The NHS and social services will be tested “to the limit” by the Government’s efficiency saving requirements over the next four years, ministers have been warned.
The influential Health Select Committee said that the spending review settlement represented a “significant challenge” for the NHS.
Unprecedented levels of efficiencies would be needed to avoid cuts in services, it concluded in a newly published report.
The cross-party committee was not convinced either that present levels of social care could be maintained with the funding being made available.
Its chairman, Conservative MP Stephen Dorrell, said the NHS savings needed over the next four years – estimated to be 4% annually – had never been achieved in the NHS before.
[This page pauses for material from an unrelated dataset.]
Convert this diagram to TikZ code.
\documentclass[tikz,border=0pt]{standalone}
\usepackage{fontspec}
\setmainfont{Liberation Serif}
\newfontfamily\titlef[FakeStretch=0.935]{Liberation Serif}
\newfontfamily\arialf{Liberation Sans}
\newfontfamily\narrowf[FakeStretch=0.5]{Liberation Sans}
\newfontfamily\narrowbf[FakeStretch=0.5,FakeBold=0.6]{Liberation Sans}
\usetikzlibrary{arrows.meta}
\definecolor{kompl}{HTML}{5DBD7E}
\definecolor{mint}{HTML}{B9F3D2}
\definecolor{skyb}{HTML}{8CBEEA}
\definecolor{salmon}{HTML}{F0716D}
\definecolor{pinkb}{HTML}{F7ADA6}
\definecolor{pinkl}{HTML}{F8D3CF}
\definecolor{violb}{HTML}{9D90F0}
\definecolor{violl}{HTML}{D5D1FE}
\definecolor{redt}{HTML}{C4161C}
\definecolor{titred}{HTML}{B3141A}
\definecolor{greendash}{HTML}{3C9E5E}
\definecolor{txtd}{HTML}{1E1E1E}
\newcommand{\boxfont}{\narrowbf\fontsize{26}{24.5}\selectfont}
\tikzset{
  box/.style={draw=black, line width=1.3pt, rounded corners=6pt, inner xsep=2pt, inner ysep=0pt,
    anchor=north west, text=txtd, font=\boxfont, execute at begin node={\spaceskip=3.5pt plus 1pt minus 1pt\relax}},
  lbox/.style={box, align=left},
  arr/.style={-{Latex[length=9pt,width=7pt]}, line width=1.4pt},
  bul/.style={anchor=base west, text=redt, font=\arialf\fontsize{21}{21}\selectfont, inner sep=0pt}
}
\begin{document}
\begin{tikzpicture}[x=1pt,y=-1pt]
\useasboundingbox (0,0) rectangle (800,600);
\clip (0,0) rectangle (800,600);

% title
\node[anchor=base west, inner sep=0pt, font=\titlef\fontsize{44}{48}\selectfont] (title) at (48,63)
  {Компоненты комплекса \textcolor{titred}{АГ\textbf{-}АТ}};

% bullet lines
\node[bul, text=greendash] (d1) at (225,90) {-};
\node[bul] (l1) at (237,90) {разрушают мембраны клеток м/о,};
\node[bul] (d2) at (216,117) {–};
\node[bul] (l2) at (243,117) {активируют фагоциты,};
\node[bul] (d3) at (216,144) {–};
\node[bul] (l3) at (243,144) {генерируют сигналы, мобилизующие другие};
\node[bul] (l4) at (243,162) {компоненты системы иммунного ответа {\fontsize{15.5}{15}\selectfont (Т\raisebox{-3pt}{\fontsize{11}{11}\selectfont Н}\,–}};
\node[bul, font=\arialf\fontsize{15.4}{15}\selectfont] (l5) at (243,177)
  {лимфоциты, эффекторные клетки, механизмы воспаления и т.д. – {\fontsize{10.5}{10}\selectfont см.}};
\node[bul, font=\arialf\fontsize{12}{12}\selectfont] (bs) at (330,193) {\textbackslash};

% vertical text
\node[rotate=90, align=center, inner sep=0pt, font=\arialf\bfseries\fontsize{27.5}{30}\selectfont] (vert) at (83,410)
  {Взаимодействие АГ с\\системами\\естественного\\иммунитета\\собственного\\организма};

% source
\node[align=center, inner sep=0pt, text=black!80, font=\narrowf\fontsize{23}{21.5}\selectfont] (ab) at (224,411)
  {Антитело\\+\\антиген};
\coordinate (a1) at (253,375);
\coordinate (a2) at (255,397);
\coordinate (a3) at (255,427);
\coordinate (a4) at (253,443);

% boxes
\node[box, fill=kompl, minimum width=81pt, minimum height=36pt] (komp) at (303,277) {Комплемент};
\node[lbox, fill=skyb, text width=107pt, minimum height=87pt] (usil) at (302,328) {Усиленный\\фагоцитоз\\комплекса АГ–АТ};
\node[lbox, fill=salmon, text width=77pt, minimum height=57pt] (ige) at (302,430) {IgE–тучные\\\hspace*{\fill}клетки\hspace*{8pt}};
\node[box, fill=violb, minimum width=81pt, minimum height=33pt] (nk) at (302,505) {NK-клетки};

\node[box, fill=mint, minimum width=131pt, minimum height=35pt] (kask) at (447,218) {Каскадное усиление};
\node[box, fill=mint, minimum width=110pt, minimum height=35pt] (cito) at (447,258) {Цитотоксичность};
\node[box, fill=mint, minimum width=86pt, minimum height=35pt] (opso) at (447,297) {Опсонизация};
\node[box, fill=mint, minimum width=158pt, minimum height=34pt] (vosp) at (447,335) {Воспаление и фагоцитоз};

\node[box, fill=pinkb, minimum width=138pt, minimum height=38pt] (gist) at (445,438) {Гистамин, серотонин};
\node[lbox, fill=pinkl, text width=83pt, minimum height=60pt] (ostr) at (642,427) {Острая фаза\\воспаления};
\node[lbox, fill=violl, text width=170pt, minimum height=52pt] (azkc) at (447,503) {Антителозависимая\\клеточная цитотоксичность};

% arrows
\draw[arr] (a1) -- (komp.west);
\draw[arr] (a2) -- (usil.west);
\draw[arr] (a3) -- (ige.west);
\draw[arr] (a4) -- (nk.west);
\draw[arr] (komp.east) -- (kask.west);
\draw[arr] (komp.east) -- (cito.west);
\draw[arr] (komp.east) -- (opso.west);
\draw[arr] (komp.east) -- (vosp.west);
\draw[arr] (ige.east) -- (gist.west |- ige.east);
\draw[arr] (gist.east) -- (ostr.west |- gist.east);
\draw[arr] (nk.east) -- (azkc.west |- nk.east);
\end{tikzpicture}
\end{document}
Social service departments would need to deliver efficiency gains of 2% to 3.5% each year to avoid service reductions, he said.
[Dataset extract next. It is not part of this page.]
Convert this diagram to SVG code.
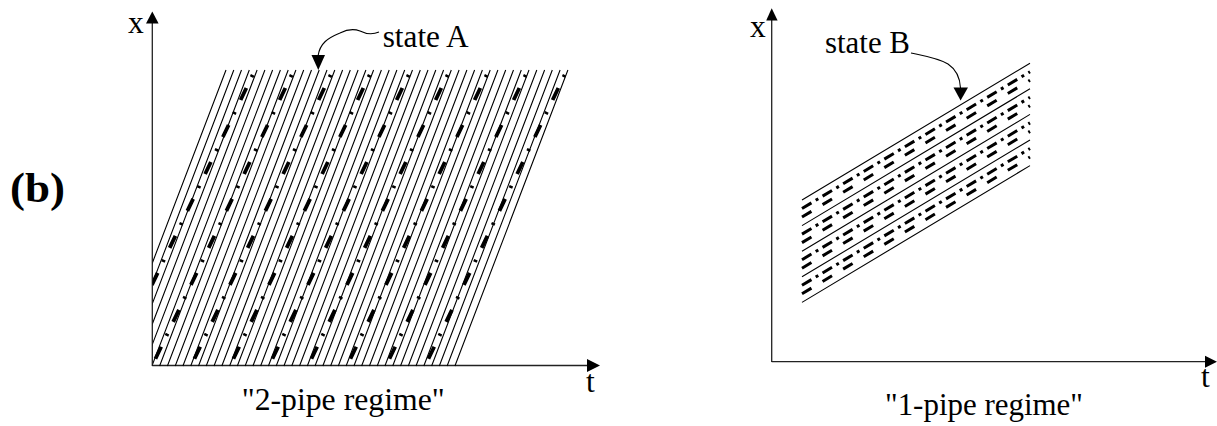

“The Government’s plans for health and social care are based on assumptions which will test these services to the limit,” he added.
The MP added: “There is no precedent for efficiency gain on this scale in the history of the NHS, nor has any precedent yet been found of any healthcare system anywhere in the world doing anything similar.”
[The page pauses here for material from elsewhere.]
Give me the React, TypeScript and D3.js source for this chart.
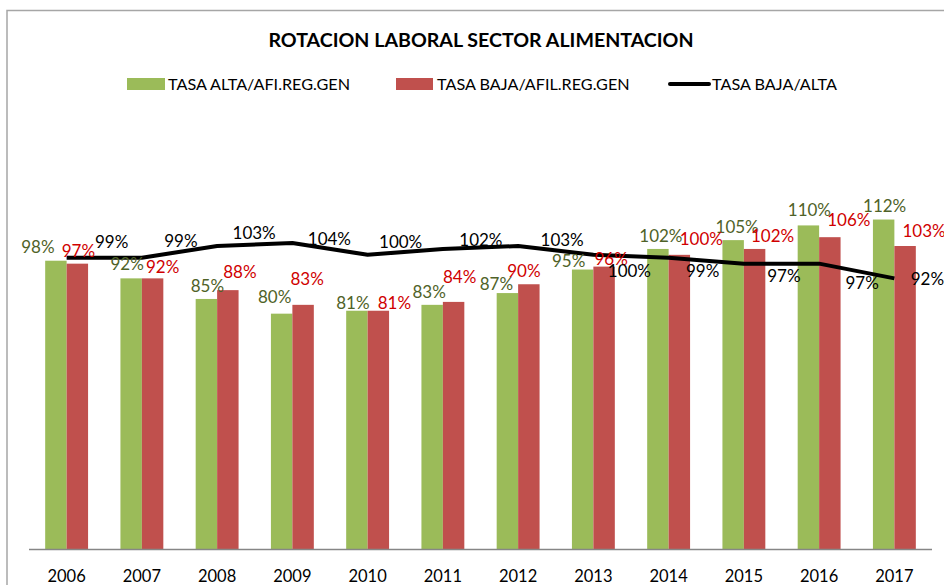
import React, { useEffect, useRef } from "react";
import * as d3 from "d3";

const years = ["2006", "2007", "2008", "2009", "2010", "2011", "2012", "2013", "2014", "2015", "2016", "2017"];
const altaRate = [98, 92, 85, 80, 81, 83, 87, 95, 102, 105, 110, 112];
const bajaRate = [97, 92, 88, 83, 81, 84, 90, 96, 100, 102, 106, 103];
const bajaAltaRatio = [99, 99, 103, 104, 100, 102, 103, 100, 99, 97, 97, 92];

const seriesNames = ["TASA ALTA/AFI.REG.GEN", "TASA BAJA/AFIL.REG.GEN", "TASA BAJA/ALTA"];

const FONT = "Lato, 'Open Sans', sans-serif";
const GREEN = "#9BBB59";
const RED = "#C0504D";

// hand-placed data labels in the original: [dx, dy] nudges from the default spot
const altaNudge = [[-18, -8], [-4, -8], [1, -7], [-7, -11], [-4, -2], [-3, -7], [-11, -3], [-14, -3], [3, -7], [4, -7], [1, -9], [1, -8]];
const bajaNudge = [[1, -7], [10, -5], [12, -12], [4, -20], [16, -2], [6, -19], [-5, -7], [7, -2], [22, -10], [18, -7], [19, -11], [19, -9]];
const ratioNudge = [[45, -10], [39, -11], [37, -7], [37, 2], [33, -7], [38, -3], [44, 0], [36, 22], [34, 19], [40, 18], [43, 25], [33, 7]];

const App = () => {
  const svgRef = useRef<SVGSVGElement | null>(null);

  useEffect(() => {
    const width = 944;
    const height = 585;
    const svg = d3.select(svgRef.current);
    svg.selectAll("*").remove();
    svg.attr("width", width).attr("height", height);

    svg.append("rect").attr("width", width).attr("height", height).attr("fill", "#fff");

    // chart frame (runs off the right / bottom edge)
    svg
      .append("rect")
      .attr("x", 7)
      .attr("y", 10.5)
      .attr("width", width + 20)
      .attr("height", height + 20)
      .attr("fill", "none")
      .attr("stroke", "#A6A6A6")
      .attr("stroke-width", 1.5);

    const x = d3.scaleBand().domain(years).range([29, 932]);
    const y = d3.scaleLinear().domain([0, 120]).range([549, 196]);
    const bw = x.bandwidth() * 0.285;
    const cx = (d: string) => x(d)! + x.bandwidth() / 2;

    // bars
    const bars = svg.append("g");
    bars
      .selectAll("rect.alta")
      .data(years)
      .join("rect")
      .attr("class", "alta")
      .attr("x", (d) => cx(d) - bw)
      .attr("y", (d, i) => y(altaRate[i]))
      .attr("width", bw)
      .attr("height", (d, i) => y(0) - y(altaRate[i]))
      .attr("fill", GREEN);
    bars
      .selectAll("rect.baja")
      .data(years)
      .join("rect")
      .attr("class", "baja")
      .attr("x", (d) => cx(d))
      .attr("y", (d, i) => y(bajaRate[i]))
      .attr("width", bw)
      .attr("height", (d, i) => y(0) - y(bajaRate[i]))
      .attr("fill", RED);

    // x axis line
    svg
      .append("line")
      .attr("x1", 29)
      .attr("x2", 932)
      .attr("y1", y(0) + 0.5)
      .attr("y2", y(0) + 0.5)
      .attr("stroke", "#868686")
      .attr("stroke-width", 1.5);

    svg
      .append("g")
      .selectAll("text")
      .data(years)
      .join("text")
      .attr("x", (d) => cx(d))
      .attr("y", 582)
      .attr("text-anchor", "middle")
      .attr("font-family", FONT)
      .attr("font-size", 16.5)
      .attr("fill", "#000")
      .text((d) => d);

    // ratio line
    const line = d3
      .line<number>()
      .x((d, i) => cx(years[i]))
      .y((d) => y(d));
    svg
      .append("path")
      .datum(bajaAltaRatio)
      .attr("d", line)
      .attr("fill", "none")
      .attr("stroke", "#000")
      .attr("stroke-width", 4)
      .attr("stroke-linejoin", "round");

    // data labels
    const labels = svg.append("g").attr("font-family", FONT).attr("font-size", 17).attr("text-anchor", "middle");
    labels
      .selectAll("text.alta")
      .data(altaRate)
      .join("text")
      .attr("class", "alta")
      .attr("x", (d, i) => cx(years[i]) - bw / 2 + altaNudge[i][0])
      .attr("y", (d, i) => y(d) + altaNudge[i][1])
      .attr("fill", "#4F6228")
      .text((d) => `${d}%`);
    labels
      .selectAll("text.baja")
      .data(bajaRate)
      .join("text")
      .attr("class", "baja")
      .attr("x", (d, i) => cx(years[i]) + bw / 2 + bajaNudge[i][0])
      .attr("y", (d, i) => y(d) + bajaNudge[i][1])
      .attr("fill", "#D00000")
      .text((d) => `${d}%`);
    labels
      .selectAll("text.ratio")
      .data(bajaAltaRatio)
      .join("text")
      .attr("class", "ratio")
      .attr("x", (d, i) => cx(years[i]) + ratioNudge[i][0])
      .attr("y", (d, i) => y(d) + ratioNudge[i][1])
      .attr("fill", "#000")
      .text((d) => `${d}%`);

    // title
    svg
      .append("text")
      .attr("x", 481)
      .attr("y", 47)
      .attr("text-anchor", "middle")
      .attr("font-family", FONT)
      .attr("font-weight", "bold")
      .attr("font-size", 19.6)
      .attr("fill", "#000")
      .text("ROTACION LABORAL SECTOR ALIMENTACION");

    // legend
    const legend = svg.append("g").attr("font-family", FONT).attr("font-size", 16.2);
    legend.append("rect").attr("x", 127).attr("y", 78).attr("width", 38).attr("height", 12).attr("fill", GREEN);
    legend.append("text").attr("x", 168).attr("y", 90).text(seriesNames[0]);
    legend.append("rect").attr("x", 396).attr("y", 78).attr("width", 37).attr("height", 12).attr("fill", RED);
    legend.append("text").attr("x", 437).attr("y", 90).text(seriesNames[1]);
    legend
      .append("line")
      .attr("x1", 670)
      .attr("x2", 709)
      .attr("y1", 84)
      .attr("y2", 84)
      .attr("stroke", "#000")
      .attr("stroke-width", 4)
      .attr("stroke-linecap", "round");
    legend.append("text").attr("x", 712).attr("y", 90).text(seriesNames[2]);
  }, []);

  return <svg ref={svgRef} style={{ position: "absolute", left: 0, top: 0, display: "block" }} />;
};

export default App;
In its report, the committee warned that the Government was not providing “a clear enough narrative” about how savings were to be made without hitting services. It called on ministers to provide an estimate of how much money would be soaked up by reorganisation in the NHS which was creating additional uncertainty about budgets.
The Department of Health insisted that an additional £1.3 billion next April, rising to £2 billion in 2014/15, on top of social care grants would “make it possible to protect people’s access to care, without tightening eligibility”.